O que dá outro peso ao comentário de Loyola é uma espécie de distanciamento dos principais atores políticos do momento.
O economista não é identificado nem com Lula nem com Bolsonaro, mas com os pais do Plano Real.
Ele foi presidente do Banco Central sob Itamar Franco, de novembro de 1992 a março de 1993, e sob Fernando Henrique Cardoso, de junho de 1995 a agosto de 1997.
Loyola também chama a atenção para o fato de Donald Trump atacar a democracia brasileira ao mesmo tempo em que os EUA mantêm relações cordiais com diversos países que não respeitam a lei. “Alguns dos quais chegam a assassinar seus inimigos políticos”, afirma.
O economista não cita nominalmente nenhum desses países, mas uma passada de olho por qualquer lista resumida ou ampliada de aliados dos EUA basta para ver que nem tudo rescende a democracia e liberdade.
Trump, anticabo eleitoral?
Outro tiro no pé derivado dessa situação pode estar no potencial impacto eleitoral das tarifas sobre o Brasil.
Se a intenção da Casa Branca era demonstrar apoio a Bolsonaro, o impacto inicial aponta na direção oposta.
A atitude de Trump dá motivo para petistas acusarem bolsonaristas de irem contra os interesses do Brasil.
“É um prato cheio para o governo Lula usar isso contra ele”, afirma.
Ainda falta mais de um ano para as eleições presidenciais de 2026, mas uma eventual permanência das tarifas nos níveis anunciados por Trump pode ser usada pelo governo para reverter a queda de popularidade e enfraquecer a oposição.
Não custa lembrar que, há apenas alguns meses, a ameaça de Trump de anexar o Canadá reverteu o cenário eleitoral na última hora e impediu uma vitória conservadora antes dada como certa.
Um crime…
Embora aliados de Bolsonaro tenham se apressado em acusar Lula, Loyola considera que não se pode culpar o Brasil pelo que está acontecendo.
“Por mais críticas que se possa fazer ao governo brasileiro, a gente não pode tirar de perspectiva o absurdo que Trump está fazendo”, diz ele.
O ex-presidente do BC faz então mais uma observação cujo peso varia de acordo com o mensageiro.
“Não se pode minimizar o trabalho de lesa-pátria executado por bolsonaristas radicados nos Estados Unidos.

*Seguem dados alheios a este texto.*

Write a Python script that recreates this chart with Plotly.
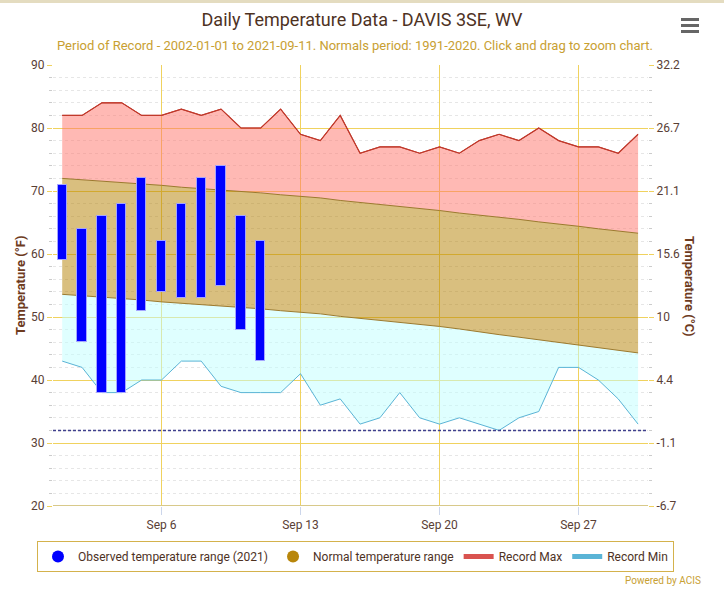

Está muito claro, amplamente registrado na imprensa, que bolsonaristas, mais precisamente nas figuras de Eduardo Bolsonaro e Paulo Figueiredo, estavam fazendo lobby em Washington para criar entraves ao Brasil”, afirma Loyola.

… e uma falha diplomática do Brasil
De qualquer modo, o economista identifica uma falha na atuação do Itamaraty.
Crítico da política externa “ativa e altiva” implementada sob Lula, Loyola diz que no caso atual, a diplomacia brasileira foi muito passiva.
“A gente não usou o poder de lobby que poderia ter”, disse ele.
“Claro que não é um poder muito grande, mas há grandes empresas americanas que compram do Brasil e poderiam nos apoiar. Ao menos a gente não viu um reflexo desse trabalho do Itamaraty. Talvez o governo brasileiro tenha subestimado o que Trump poderia fazer.”